I realize alot of people might pout and kick and scream but our nation needs to grow out of petro already. Not just for automobile use but for everything. I learned other places such as the E.U. are using wind, wave and solar power to power cities. Domestic infrastructure over there is actually powered by cleaner more efficient energy sources while we remain in the steam powered era polluting the earth excessively and wasting much needed funding on it. We really need to power our homes, schools and transportation with cutting edge clean energy sources like many other emerging nations are doing.

I don't mean to be on a soap box but our nation has become stuck in the rut of this way of life and we need to get rolling again or we are going to fall further behind these emerging superpowers in the world surrounding us as well as suffer from the dilapidated system we currently are under.

Science is amazing, but as long as it is ignored or hidden to keep business running as usual... the people, earth and economy will suffer so that a small handful of tycoons will profit from the infrastructure we are locked into.

The video Zeitgeist: Addendum explains this concept beautifully.
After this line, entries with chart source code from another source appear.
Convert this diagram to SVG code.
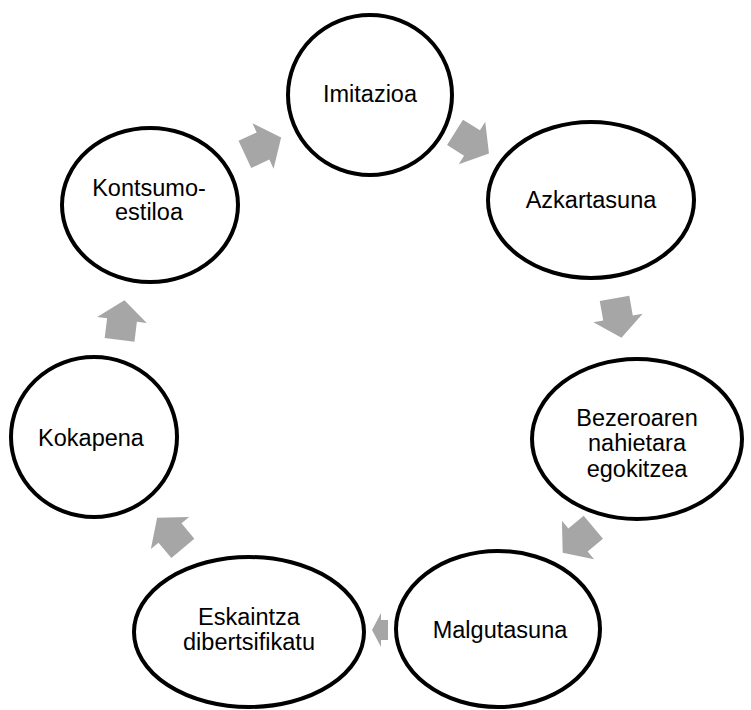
<svg xmlns="http://www.w3.org/2000/svg" width="751" height="710" viewBox="0 0 751 710">
  <style>
    .node { fill: #ffffff; stroke: #000000; stroke-width: 4; }
    .label { font-family: "Liberation Sans", Arial, sans-serif; font-size: 23.5px; fill: #000000; text-anchor: middle; }
    .arrow { fill: #a6a6a6; stroke: none; }
  </style>
  <defs>
    <!-- block arrow pointing along +x, centred on its wing line -->
    <path id="blk" d="M-20,-15 H0 V-25 L20,0 L0,25 V15 H-20 Z"/>
  </defs>
  <rect width="751" height="710" fill="#ffffff"/>

  <g id="connectors" class="arrow">
    <use href="#blk" transform="translate(263,146) rotate(-25)"/>
    <use href="#blk" transform="translate(472,143) rotate(32)"/>
    <use href="#blk" transform="translate(618,318) rotate(80)"/>
    <use href="#blk" transform="translate(578,540) rotate(140)"/>
    <polygon points="372,630 381,613 381,620 388,620 388,640 381,640 381,647"/>
    <use href="#blk" transform="translate(170,533) rotate(-130)"/>
    <use href="#blk" transform="translate(122,320) rotate(-83)"/>
  </g>

  <g id="imitazioa">
    <ellipse class="node" cx="370" cy="95" rx="82" ry="80"/>
    <text class="label" x="370" y="102">Imitazioa</text>
  </g>
  <g id="azkartasuna">
    <ellipse class="node" cx="591" cy="200" rx="103" ry="78"/>
    <text class="label" x="591" y="208">Azkartasuna</text>
  </g>
  <g id="bezeroaren">
    <ellipse class="node" cx="637" cy="439" rx="105" ry="80"/>
    <text class="label" x="637" y="426">Bezeroaren</text>
    <text class="label" x="637" y="451">nahietara</text>
    <text class="label" x="637" y="477">egokitzea</text>
  </g>
  <g id="malgutasuna">
    <ellipse class="node" cx="498" cy="629" rx="102" ry="78"/>
    <text class="label" x="500" y="638">Malgutasuna</text>
  </g>
  <g id="eskaintza">
    <ellipse class="node" cx="249" cy="632" rx="115" ry="75"/>
    <text class="label" x="249" y="625">Eskaintza</text>
    <text class="label" x="249" y="650">dibertsifikatu</text>
  </g>
  <g id="kokapena">
    <ellipse class="node" cx="94" cy="437" rx="83" ry="80"/>
    <text class="label" x="91" y="446">Kokapena</text>
  </g>
  <g id="kontsumoa">
    <ellipse class="node" cx="150" cy="205" rx="88" ry="77"/>
    <text class="label" x="149" y="196">Kontsumo-</text>
    <text class="label" x="149" y="220">estiloa</text>
  </g>
</svg>
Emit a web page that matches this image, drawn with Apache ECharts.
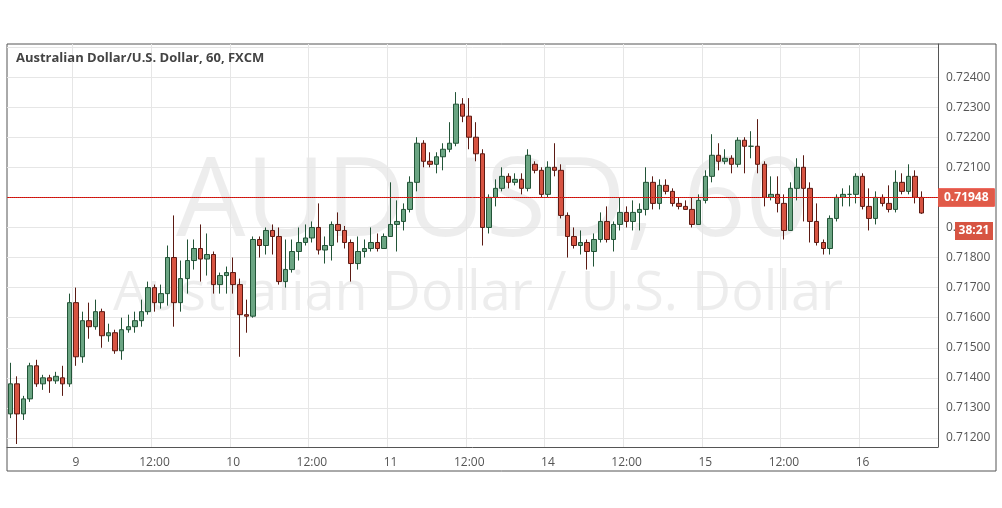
<!DOCTYPE html>
<html>
<head>
<meta charset="utf-8">
<script src="https://cdn.jsdelivr.net/npm/echarts@6/dist/echarts.min.js"></script>
<style>
  html, body { margin: 0; padding: 0; background: #fff; }
  #chart { width: 1002px; height: 508px; }
</style>
</head>
<body>
<div id="chart"></div>
<script>
// hourly AUD/USD candles, values are price x 10000
var opens = [
  7128,7138,7128,7133,7144,7138,7140,7139,7140,7138,
  7165,7147,7159,7157,7162,7154,7155,7149,7156,7157,
  7159,7162,7170,7165,7168,7180,7165,7173,7179,7183,
  7179.5,7181,7171,7174,7175,7171,7161,7160.5,7186,7184,
  7189,7187,7172,7176,7182,7185,7186.5,7190,7182.5,7184,
  7191,7189,7185,7178,7182,7183,7185,7183,7187,7191,
  7192,7196,7205,7218,7212,7211,7213.5,7216,7218,7231,
  7227,7220,7214.5,7190,7200,7203,7207,7205,7206,7203,
  7211,7209,7201,7210,7209,7194,7187,7184,7185,7182,
  7186,7192,7186,7191,7195,7192,7195,7196,7205,7198,
  7204,7202,7198,7197,7196,7191,7199,7207,7214,7212,
  7213,7211,7219,7217,7217,7211,7200,7201,7198,7189,
  7203,7210,7203,7192,7185,7183,7193,7200,7201,7201,
  7207,7197,7193,7200,7198,7196,7205,7202,7207,7200
];
var closes = [
  7138,7128,7133,7144,7138,7140,7139,7140.5,7138,7165,
  7147,7159,7157,7162,7154,7155,7149,7156,7157,7159,
  7162,7170,7165,7168,7180,7165,7173,7179,7183,7179.5,
  7181,7171,7174,7175,7171,7161,7160.5,7186,7184,7189,
  7187,7172,7176,7182,7185,7186.5,7190,7182.5,7184,7191,
  7189,7185,7178,7182,7183,7185,7183,7187,7191,7192,
  7196,7205,7218,7212,7211,7213.5,7216,7218,7231,7227,
  7220,7214.5,7190,7200,7203,7207,7205,7206,7203,7214,
  7209,7201,7210,7209,7194,7187,7184,7185,7182,7186,
  7192,7186,7191,7195,7192,7195,7196,7205,7198,7204,
  7202,7198,7197,7196,7191,7199,7207,7214,7212,7213,
  7211,7219,7217,7217,7211,7200,7201,7198,7189,7203,
  7210,7203,7192,7185,7183,7193,7200,7201,7201,7207,
  7197,7193,7200,7198,7196,7205,7202,7207,7200,7194.8
];
var highs = [
  7145,7140.5,7134,7145,7146,7141,7141,7142,7144,7168,
  7170,7162,7165,7166,7163,7158,7156,7160,7161,7162,
  7166,7172,7171,7171,7184,7194,7179,7186,7186,7191,
  7188,7182,7175,7177,7180,7173,7166,7187,7187,7190,
  7191,7190,7186,7186,7190,7191,7192,7198,7187,7192,
  7195,7190.5,7186,7187,7186,7190,7188,7188,7205,7199,
  7198,7207,7220,7219,7215,7215,7218,7225,7235,7233,
  7233,7225,7216,7201,7206,7210,7208,7208,7208,7216,
  7212,7210,7212,7218,7211,7195,7190,7189,7186,7188,
  7195,7197,7192,7200,7197,7199,7198,7210,7207,7206,
  7206,7203,7200,7199,7200,7201,7209,7221,7218,7216,
  7214,7220,7220,7222,7226,7212,7207,7207,7201,7205,
  7213,7214,7205,7198,7186,7194,7201,7203,7204,7208,
  7208,7203,7202,7201,7204,7209,7208,7211,7209,7202
];
var lows = [
  7126.6,7118,7126,7132,7137,7136,7135,7138,7134,7137,
  7144,7145,7153,7156,7150,7152,7148,7146,7155,7155,
  7157,7161,7162,7163,7164,7157,7162,7168,7176,7172,
  7174,7168,7168,7168,7168,7147,7155,7160,7180,7181,
  7181,7171,7170,7175,7179,7184,7185,7181,7178,7179,
  7185,7183,7172,7176,7180,7182,7182,7183,7187,7182,
  7189,7195,7202,7210,7210,7208,7209,7215,7217,7225,
  7216,7212,7184,7188,7197,7202,7203,7204,7201,7202,
  7208,7200,7200,7207,7193,7180,7183,7181,7176,7177,
  7185,7185,7182,7189,7190,7189,7189,7194,7196,7196,
  7201,7197,7196,7196,7190,7191,7198,7205,7209,7211,
  7208,7210,7208,7213,7208,7197,7199,7195,7186,7189,
  7199,7192,7185,7184,7181,7181,7192,7197,7197,7198,
  7196,7189,7191,7197,7195,7195,7201,7201,7198,7194.5
];
var resistance = 0.72472;
var support = 0.71469;
var lastPrice = 0.71948;

// hour slots: 8th 14:00 .. 11th 23:00, then 14th 00:00 .. 16th 11:00
var times = [];
(function() {
  var day = 8, hour = 14;
  for (var i = 0; i < 142; i++) {
    times.push(day + ' ' + (hour < 10 ? '0' : '') + hour + ':00');
    hour++;
    if (hour == 24) { hour = 0; day = (day == 11) ? 14 : day + 1; }
  }
})();

var candles = [];
for (var i = 0; i < opens.length; i++) {
  candles.push([opens[i] / 10000, closes[i] / 10000, lows[i] / 10000, highs[i] / 10000]);
}

function isMark(v) {
  var h = v.split(' ')[1];
  return h == '00:00' || h == '12:00';
}

var chart = echarts.init(document.getElementById('chart'));
var gridColors = [];
for (var k = 0; k < 10; k++) gridColors.push(k == 3 ? '#e6e6e6' : 'rgba(0,0,0,0)');

var lineLabel = {
  show: true, position: 'end', distance: 0, color: '#fff', fontWeight: 'bold', fontSize: 12,
  fontFamily: '"Open Sans", sans-serif', padding: [3, 6]
};

chart.setOption({
  animation: false,
  grid: { left: 7, top: 44, right: 64, bottom: 61 },
  graphic: [
    { type: 'rect', shape: { x: 7, y: 44, width: 989, height: 427 }, style: { fill: 'none', stroke: '#555', lineWidth: 1 }, z: 0 },
    { type: 'text', left: 176, top: 150, z: 0, style: { text: 'AUDUSD, 60', font: '110px "Open Sans", sans-serif', fill: 'rgba(0,0,0,0.07)' } },
    { type: 'text', left: 113, top: 268, z: 0, style: { text: 'Australian Dollar / U.S. Dollar', font: '54px "Open Sans", sans-serif', fill: 'rgba(0,0,0,0.07)' } },
    { type: 'text', left: 16, top: 52, z: 10, style: { text: 'Australian Dollar/U.S. Dollar, 60, FXCM', font: 'bold 13px "Open Sans", sans-serif', fill: '#444' } },
    { type: 'rect', shape: { x: 955, y: 222, width: 38, height: 18 }, style: { fill: '#d75442' }, z: 10 },
    { type: 'text', x: 974, y: 231, z: 11, style: { text: '38:21', font: 'bold 12px "Open Sans", sans-serif', fill: '#fff', align: 'center', verticalAlign: 'middle' } }
  ],
  xAxis: {
    type: 'category',
    data: times,
    boundaryGap: true,
    axisLine: { lineStyle: { color: '#555' } },
    axisTick: { interval: function(i, v) { return isMark(v); }, lineStyle: { color: '#555' } },
    axisLabel: {
      interval: function(i, v) { return isMark(v); },
      color: '#555', fontSize: 12, margin: 10,
      fontFamily: '"Open Sans", sans-serif',
      formatter: function(v) {
        var p = v.split(' ');
        return p[1] == '00:00' ? p[0] : p[1];
      }
    },
    splitLine: { show: true, interval: function(i, v) { return isMark(v); }, lineStyle: { color: '#e6e6e6' } }
  },
  yAxis: {
    type: 'value',
    position: 'right',
    min: 0.7117,
    max: 0.7251,
    interval: 0.0001,
    axisLine: { show: true, lineStyle: { color: '#555' } },
    axisTick: { show: false },
    axisLabel: {
      color: '#555', fontSize: 12, margin: 8,
      fontFamily: '"Open Sans", sans-serif',
      formatter: function(v) {
        return (Math.round(v * 10000) % 10 == 0 && v < 0.7245) ? v.toFixed(5) : '';
      }
    },
    splitLine: { show: true, lineStyle: { color: gridColors } }
  },
  series: [{
    type: 'candlestick',
    data: candles,
    barWidth: 5,
    itemStyle: {
      color: '#6ba583', color0: '#d75442',
      borderColor: '#225437', borderColor0: '#5b1a13',
      borderWidth: 1
    }
  }, {
    type: 'line',
    data: [],
    silent: true,
    markLine: {
      symbol: 'none',
      silent: true,
      data: [
        { yAxis: resistance, lineStyle: { color: '#e00000', type: 'solid', width: 1 },
          label: Object.assign({}, lineLabel, { backgroundColor: '#ff0000', formatter: resistance.toFixed(5) }) },
        { yAxis: support, lineStyle: { color: '#000080', type: 'solid', width: 1 },
          label: Object.assign({}, lineLabel, { backgroundColor: '#0000ff', formatter: support.toFixed(5) }) },
        { yAxis: lastPrice, lineStyle: { color: '#c0392b', type: 'dotted', width: 1 },
          label: Object.assign({}, lineLabel, { backgroundColor: '#e05a48', formatter: lastPrice.toFixed(5) }) }
      ]
    }
  }]
});
</script>
</body>
</html>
Just as long as we are not using science as an excuse to live recklessly, it could provide alot of solutions.

I feel bad for this new president. He is inheriting some serious crisis problems that we are going to look to him for solutions to. Hopefully he encourages many suffering industries such as automobiles and housing to lower their prices. Homes where I live are becoming too over priced. This neighborhood is not that deserving of the prices I'm seeing, but since it is Southern California they want to raise prices due to location to greedy amounts. I see cheap apartments for ridiculous prices, simple houses for appalling prices, houses for sale everywhere while they are building houses on every field left in my community that they set insane values on! It is obvious greed is behind this and not a humble practical policy to serve the people looking to attain homes.